--- begin ---
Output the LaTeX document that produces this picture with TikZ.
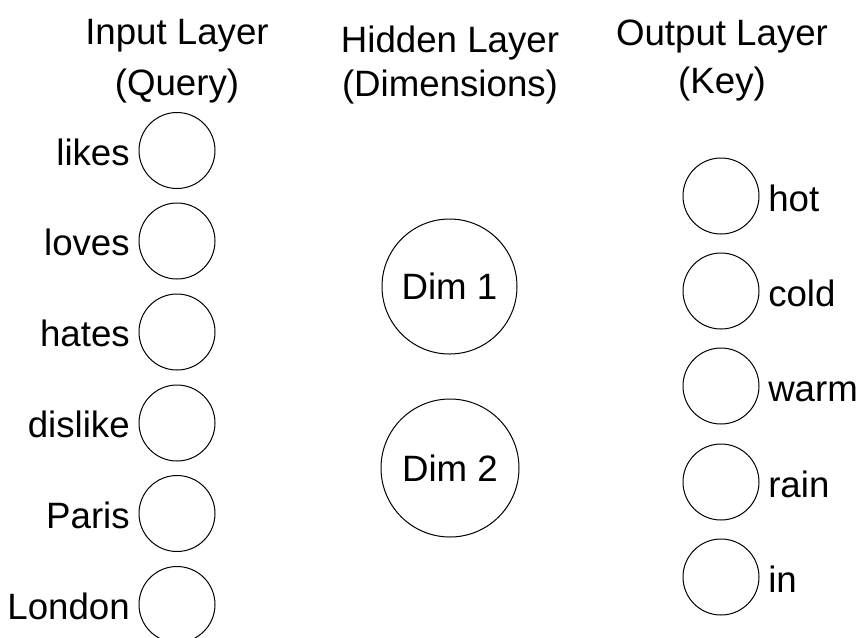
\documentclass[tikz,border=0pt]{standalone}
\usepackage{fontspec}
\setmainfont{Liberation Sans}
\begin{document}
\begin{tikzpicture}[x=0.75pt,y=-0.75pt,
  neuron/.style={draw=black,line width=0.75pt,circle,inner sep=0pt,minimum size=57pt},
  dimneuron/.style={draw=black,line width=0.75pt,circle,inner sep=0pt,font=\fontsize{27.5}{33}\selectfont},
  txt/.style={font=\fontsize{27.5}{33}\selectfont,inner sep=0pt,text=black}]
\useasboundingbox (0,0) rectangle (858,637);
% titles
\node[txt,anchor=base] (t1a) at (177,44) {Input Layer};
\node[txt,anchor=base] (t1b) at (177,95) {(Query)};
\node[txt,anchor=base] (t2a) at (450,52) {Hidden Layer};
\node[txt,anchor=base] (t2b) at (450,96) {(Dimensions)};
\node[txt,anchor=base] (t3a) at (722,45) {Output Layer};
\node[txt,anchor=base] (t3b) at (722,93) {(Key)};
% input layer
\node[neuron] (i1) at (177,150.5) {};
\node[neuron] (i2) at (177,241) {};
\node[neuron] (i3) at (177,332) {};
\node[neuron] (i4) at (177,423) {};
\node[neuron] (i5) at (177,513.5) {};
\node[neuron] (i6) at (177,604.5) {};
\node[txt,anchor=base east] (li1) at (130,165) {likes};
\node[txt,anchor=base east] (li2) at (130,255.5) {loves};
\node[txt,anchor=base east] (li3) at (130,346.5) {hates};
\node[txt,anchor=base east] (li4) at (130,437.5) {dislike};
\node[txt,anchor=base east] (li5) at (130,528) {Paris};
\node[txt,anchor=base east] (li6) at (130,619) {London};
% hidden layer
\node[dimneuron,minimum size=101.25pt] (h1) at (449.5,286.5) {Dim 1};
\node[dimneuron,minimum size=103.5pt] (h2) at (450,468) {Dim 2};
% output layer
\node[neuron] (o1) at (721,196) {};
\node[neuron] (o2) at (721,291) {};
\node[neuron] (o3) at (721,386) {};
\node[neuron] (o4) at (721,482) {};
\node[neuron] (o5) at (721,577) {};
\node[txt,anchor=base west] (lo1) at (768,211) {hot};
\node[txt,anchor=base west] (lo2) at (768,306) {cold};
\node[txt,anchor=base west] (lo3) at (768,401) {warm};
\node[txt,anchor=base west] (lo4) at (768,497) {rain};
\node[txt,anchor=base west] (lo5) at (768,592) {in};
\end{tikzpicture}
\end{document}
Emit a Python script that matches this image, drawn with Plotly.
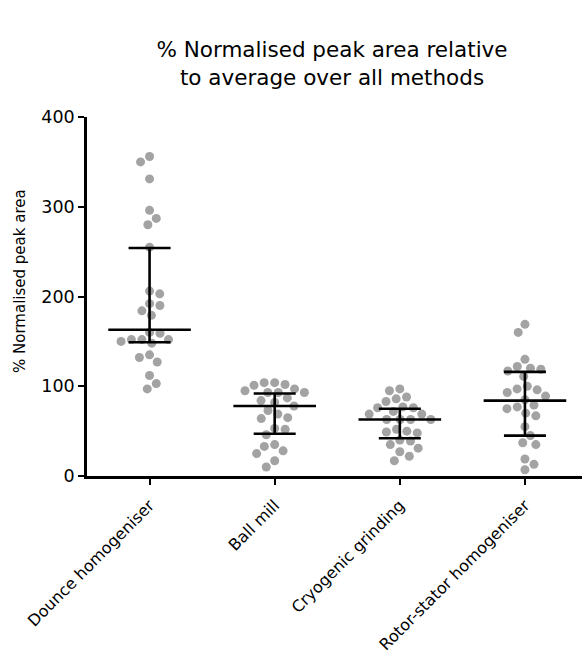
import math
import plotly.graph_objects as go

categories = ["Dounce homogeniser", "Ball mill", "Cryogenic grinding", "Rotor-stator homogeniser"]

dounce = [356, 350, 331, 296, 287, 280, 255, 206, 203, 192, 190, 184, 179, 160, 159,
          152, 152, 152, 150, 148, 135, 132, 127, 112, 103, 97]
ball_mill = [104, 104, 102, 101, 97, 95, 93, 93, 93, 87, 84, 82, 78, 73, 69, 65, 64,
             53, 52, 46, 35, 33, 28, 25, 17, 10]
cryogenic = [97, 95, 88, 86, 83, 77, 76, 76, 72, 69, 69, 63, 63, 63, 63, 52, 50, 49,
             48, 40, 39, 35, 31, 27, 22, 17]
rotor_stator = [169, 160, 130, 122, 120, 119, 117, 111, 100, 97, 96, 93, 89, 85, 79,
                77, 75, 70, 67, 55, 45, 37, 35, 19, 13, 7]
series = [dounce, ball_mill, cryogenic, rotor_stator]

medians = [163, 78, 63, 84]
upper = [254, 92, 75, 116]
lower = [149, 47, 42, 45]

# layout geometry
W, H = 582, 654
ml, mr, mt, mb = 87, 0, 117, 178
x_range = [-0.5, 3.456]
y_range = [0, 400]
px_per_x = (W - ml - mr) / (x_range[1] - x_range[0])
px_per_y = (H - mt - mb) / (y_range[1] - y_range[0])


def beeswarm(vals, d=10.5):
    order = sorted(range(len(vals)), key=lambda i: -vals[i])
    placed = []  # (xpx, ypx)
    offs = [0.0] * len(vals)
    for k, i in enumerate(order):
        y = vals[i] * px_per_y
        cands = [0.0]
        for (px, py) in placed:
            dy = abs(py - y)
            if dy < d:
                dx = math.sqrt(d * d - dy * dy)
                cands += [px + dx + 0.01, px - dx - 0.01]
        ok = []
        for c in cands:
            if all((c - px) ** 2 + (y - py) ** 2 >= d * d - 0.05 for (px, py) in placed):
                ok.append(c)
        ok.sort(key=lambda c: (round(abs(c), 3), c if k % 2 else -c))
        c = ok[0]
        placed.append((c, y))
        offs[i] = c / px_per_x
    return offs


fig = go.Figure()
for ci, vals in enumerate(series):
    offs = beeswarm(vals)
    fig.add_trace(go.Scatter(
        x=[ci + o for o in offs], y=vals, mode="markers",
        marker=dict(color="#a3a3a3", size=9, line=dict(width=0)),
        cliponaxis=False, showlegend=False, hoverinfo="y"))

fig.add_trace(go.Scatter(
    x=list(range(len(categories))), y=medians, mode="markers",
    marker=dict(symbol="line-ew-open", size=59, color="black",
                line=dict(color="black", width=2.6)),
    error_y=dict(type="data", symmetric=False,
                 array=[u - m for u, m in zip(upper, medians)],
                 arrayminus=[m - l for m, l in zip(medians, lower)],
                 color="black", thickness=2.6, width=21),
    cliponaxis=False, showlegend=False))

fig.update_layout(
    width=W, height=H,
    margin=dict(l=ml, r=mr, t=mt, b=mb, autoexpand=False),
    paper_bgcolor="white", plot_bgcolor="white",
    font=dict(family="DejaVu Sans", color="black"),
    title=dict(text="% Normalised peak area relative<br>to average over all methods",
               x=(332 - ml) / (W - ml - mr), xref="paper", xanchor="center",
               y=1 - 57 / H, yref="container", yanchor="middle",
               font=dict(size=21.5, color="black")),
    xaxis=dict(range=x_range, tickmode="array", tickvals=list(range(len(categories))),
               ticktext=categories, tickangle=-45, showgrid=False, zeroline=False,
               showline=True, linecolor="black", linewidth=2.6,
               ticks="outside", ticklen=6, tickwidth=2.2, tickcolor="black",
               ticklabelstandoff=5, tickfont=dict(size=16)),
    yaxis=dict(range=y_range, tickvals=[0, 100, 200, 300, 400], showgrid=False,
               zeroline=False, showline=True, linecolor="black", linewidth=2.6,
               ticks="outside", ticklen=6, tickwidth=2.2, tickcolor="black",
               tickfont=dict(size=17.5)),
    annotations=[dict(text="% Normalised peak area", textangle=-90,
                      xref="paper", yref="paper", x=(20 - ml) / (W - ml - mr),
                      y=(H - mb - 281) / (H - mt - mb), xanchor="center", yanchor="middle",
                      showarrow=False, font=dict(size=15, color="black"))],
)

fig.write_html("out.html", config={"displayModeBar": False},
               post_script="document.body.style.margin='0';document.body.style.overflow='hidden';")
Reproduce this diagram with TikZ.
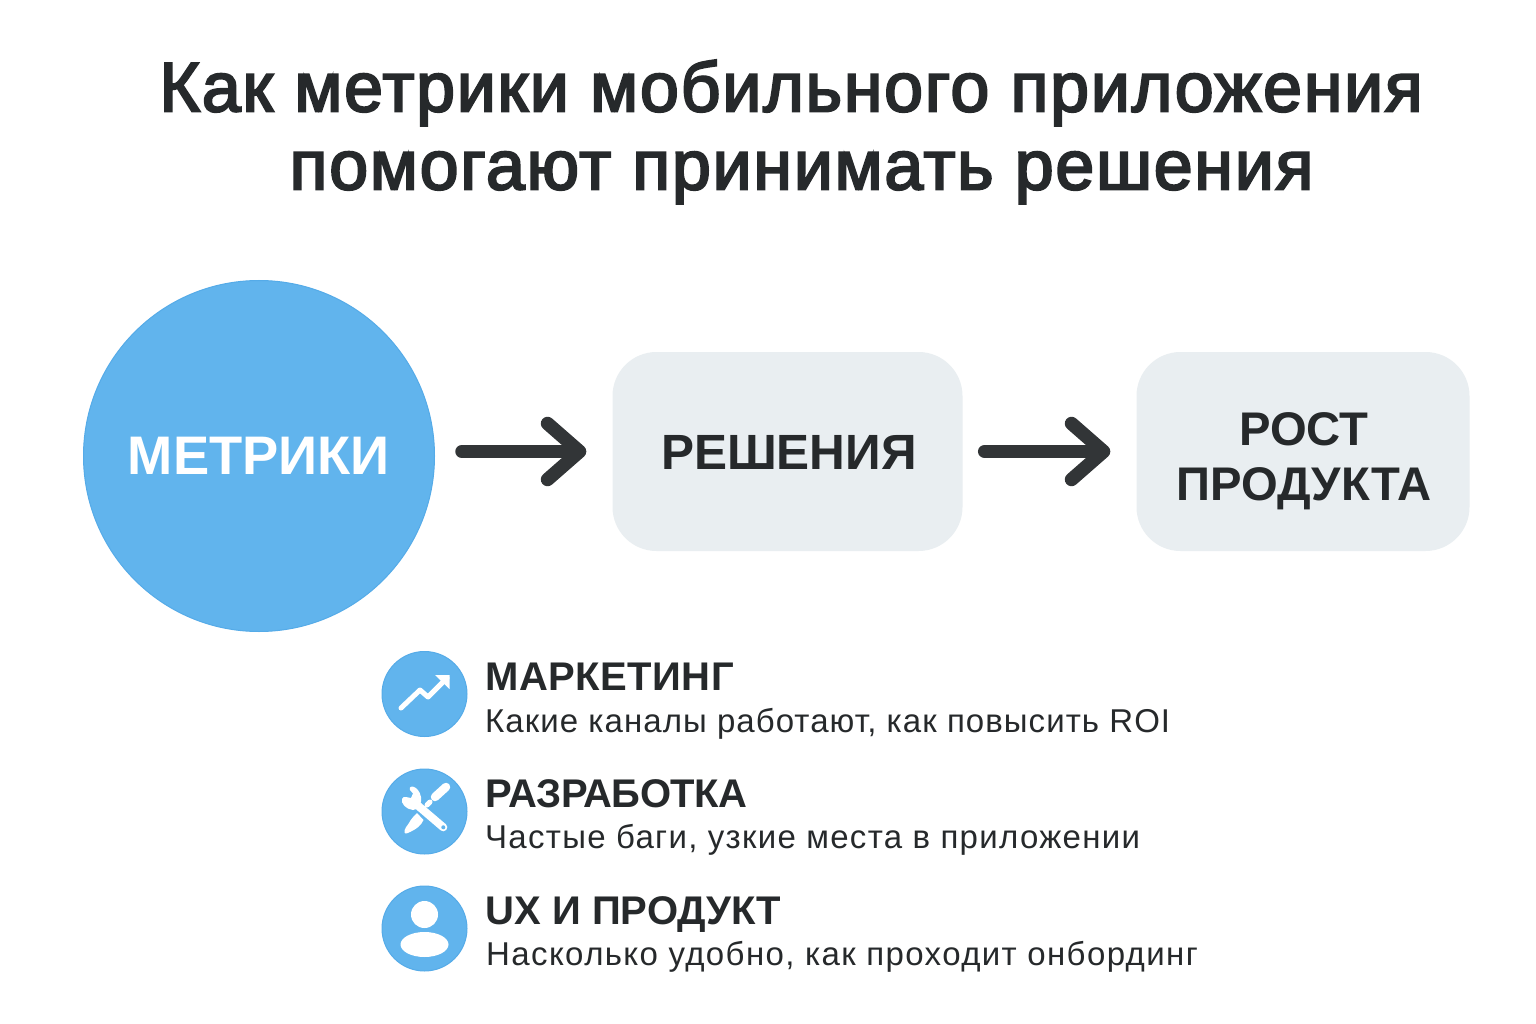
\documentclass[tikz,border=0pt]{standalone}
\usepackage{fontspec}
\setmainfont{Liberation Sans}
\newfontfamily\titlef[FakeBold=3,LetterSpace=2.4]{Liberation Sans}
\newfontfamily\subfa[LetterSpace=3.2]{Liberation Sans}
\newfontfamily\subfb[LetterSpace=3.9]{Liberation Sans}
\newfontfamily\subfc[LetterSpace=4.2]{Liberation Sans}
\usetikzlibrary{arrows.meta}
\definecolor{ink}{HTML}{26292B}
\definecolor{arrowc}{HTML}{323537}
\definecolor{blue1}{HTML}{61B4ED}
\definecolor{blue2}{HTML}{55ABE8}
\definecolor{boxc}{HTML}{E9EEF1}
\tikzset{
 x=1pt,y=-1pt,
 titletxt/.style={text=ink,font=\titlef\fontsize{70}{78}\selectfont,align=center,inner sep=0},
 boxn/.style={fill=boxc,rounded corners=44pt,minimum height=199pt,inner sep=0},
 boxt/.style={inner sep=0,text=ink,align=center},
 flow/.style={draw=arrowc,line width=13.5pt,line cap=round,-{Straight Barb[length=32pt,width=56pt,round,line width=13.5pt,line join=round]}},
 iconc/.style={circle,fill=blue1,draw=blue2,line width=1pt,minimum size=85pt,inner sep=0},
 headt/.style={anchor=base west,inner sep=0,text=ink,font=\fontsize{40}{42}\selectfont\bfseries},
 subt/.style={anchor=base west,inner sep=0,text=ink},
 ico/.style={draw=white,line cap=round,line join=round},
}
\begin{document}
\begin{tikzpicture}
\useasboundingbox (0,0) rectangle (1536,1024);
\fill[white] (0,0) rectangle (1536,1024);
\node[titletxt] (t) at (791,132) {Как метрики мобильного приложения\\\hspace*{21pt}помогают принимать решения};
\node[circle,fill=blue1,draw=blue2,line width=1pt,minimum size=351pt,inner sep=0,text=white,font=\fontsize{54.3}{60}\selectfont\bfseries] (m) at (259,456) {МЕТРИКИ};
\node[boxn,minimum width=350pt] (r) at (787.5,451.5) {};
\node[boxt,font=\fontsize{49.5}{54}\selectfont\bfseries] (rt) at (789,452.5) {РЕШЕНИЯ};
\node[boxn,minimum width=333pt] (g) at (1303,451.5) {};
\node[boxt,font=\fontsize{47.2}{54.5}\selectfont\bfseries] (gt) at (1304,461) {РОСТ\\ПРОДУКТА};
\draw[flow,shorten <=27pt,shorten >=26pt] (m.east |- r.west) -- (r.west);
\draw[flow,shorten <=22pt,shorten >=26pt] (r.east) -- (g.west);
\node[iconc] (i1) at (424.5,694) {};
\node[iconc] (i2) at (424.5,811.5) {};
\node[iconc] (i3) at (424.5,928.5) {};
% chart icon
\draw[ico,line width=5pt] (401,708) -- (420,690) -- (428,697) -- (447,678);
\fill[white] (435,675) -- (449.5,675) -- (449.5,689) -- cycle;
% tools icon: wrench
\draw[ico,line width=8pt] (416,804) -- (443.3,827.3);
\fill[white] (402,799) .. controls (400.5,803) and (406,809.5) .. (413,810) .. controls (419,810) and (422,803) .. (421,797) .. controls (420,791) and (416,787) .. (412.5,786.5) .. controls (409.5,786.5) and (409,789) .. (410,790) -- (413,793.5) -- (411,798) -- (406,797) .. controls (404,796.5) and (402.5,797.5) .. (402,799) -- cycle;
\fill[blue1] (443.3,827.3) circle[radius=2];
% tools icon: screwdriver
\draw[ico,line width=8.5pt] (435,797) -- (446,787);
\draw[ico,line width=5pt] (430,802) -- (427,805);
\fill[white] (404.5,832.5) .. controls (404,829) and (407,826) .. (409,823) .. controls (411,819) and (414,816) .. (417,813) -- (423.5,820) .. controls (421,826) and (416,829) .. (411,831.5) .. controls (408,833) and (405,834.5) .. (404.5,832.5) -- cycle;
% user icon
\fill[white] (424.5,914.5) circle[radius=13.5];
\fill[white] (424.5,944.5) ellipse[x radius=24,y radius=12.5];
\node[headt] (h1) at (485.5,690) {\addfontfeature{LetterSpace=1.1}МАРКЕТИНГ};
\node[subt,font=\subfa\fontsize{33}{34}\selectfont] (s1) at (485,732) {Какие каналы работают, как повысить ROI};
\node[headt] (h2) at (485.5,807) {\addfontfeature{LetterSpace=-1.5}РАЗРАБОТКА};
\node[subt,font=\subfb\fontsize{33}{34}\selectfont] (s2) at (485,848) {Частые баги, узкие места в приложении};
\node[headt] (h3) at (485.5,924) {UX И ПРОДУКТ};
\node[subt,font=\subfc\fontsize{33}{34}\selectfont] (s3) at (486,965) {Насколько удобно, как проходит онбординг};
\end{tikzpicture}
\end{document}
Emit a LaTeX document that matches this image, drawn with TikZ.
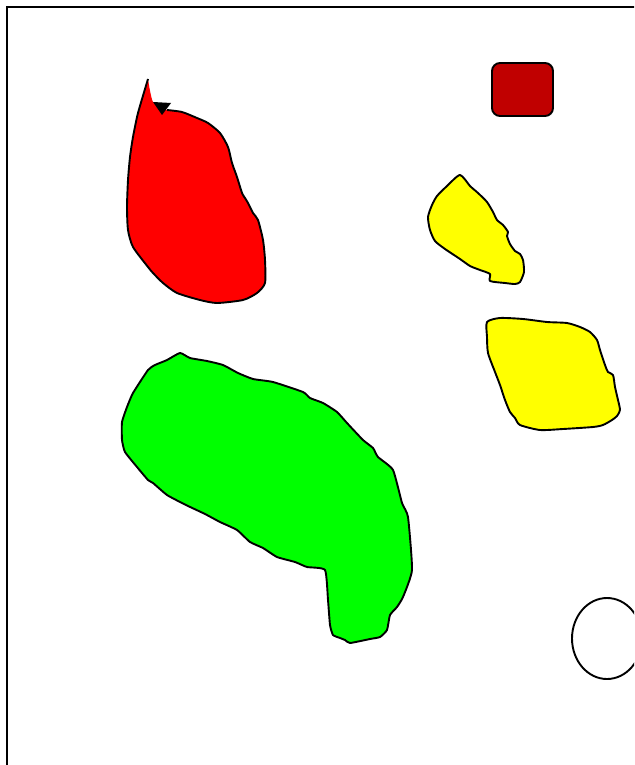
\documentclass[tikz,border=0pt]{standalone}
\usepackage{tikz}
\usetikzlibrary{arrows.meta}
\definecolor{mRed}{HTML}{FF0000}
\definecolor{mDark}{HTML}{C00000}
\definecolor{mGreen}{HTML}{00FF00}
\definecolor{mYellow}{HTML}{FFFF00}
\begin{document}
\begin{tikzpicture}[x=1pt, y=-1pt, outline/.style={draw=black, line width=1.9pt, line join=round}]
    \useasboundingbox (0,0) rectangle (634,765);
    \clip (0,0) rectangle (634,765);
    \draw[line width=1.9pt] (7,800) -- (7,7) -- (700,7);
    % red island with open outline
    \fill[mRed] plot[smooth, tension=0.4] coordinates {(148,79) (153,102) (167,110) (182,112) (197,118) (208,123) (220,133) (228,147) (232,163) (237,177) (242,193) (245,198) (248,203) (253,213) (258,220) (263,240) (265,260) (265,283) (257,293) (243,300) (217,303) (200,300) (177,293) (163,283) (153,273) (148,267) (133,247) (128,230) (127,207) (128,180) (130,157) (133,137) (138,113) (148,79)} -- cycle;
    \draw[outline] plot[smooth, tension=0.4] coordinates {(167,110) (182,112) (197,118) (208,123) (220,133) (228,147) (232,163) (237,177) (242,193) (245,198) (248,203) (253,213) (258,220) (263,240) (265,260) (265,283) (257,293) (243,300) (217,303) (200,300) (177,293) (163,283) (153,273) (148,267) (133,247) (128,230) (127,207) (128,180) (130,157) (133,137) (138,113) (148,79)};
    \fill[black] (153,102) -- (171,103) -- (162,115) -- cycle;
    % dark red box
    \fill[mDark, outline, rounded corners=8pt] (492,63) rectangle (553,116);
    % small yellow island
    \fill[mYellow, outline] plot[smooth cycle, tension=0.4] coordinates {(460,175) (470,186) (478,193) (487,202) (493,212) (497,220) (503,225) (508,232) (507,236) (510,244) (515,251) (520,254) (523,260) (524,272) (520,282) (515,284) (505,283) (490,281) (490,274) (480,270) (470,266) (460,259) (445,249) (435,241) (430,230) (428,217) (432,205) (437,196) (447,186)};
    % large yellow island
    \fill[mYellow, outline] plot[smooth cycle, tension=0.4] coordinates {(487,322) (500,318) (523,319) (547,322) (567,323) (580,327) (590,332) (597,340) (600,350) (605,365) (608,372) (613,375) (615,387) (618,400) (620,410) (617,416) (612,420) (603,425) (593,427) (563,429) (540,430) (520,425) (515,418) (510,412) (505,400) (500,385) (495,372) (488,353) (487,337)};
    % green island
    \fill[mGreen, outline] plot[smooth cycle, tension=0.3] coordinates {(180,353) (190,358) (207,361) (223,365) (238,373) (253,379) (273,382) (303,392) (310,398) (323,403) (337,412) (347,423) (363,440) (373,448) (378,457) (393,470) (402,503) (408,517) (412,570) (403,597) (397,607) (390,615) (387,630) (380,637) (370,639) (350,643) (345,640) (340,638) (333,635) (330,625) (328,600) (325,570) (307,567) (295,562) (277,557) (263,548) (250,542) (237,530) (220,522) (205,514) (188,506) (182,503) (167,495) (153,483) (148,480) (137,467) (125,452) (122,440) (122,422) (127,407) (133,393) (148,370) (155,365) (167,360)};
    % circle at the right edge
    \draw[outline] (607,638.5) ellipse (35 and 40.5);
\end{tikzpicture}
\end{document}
--- end ---
# Goal
Restate word for word the part that opens with the line containing "Emit a Python" and closes with the line containing "px_per_y = (H", both ends included, and nothing else. Omit any images.

# Output of the exercise
Emit a Python script that matches this image, drawn with Plotly.
import math
import plotly.graph_objects as go

categories = ["Dounce homogeniser", "Ball mill", "Cryogenic grinding", "Rotor-stator homogeniser"]

dounce = [356, 350, 331, 296, 287, 280, 255, 206, 203, 192, 190, 184, 179, 160, 159,
          152, 152, 152, 150, 148, 135, 132, 127, 112, 103, 97]
ball_mill = [104, 104, 102, 101, 97, 95, 93, 93, 93, 87, 84, 82, 78, 73, 69, 65, 64,
             53, 52, 46, 35, 33, 28, 25, 17, 10]
cryogenic = [97, 95, 88, 86, 83, 77, 76, 76, 72, 69, 69, 63, 63, 63, 63, 52, 50, 49,
             48, 40, 39, 35, 31, 27, 22, 17]
rotor_stator = [169, 160, 130, 122, 120, 119, 117, 111, 100, 97, 96, 93, 89, 85, 79,
                77, 75, 70, 67, 55, 45, 37, 35, 19, 13, 7]
series = [dounce, ball_mill, cryogenic, rotor_stator]

medians = [163, 78, 63, 84]
upper = [254, 92, 75, 116]
lower = [149, 47, 42, 45]

# layout geometry
W, H = 582, 654
ml, mr, mt, mb = 87, 0, 117, 178
x_range = [-0.5, 3.456]
y_range = [0, 400]
px_per_x = (W - ml - mr) / (x_range[1] - x_range[0])
px_per_y = (H - mt - mb) / (y_range[1] - y_range[0])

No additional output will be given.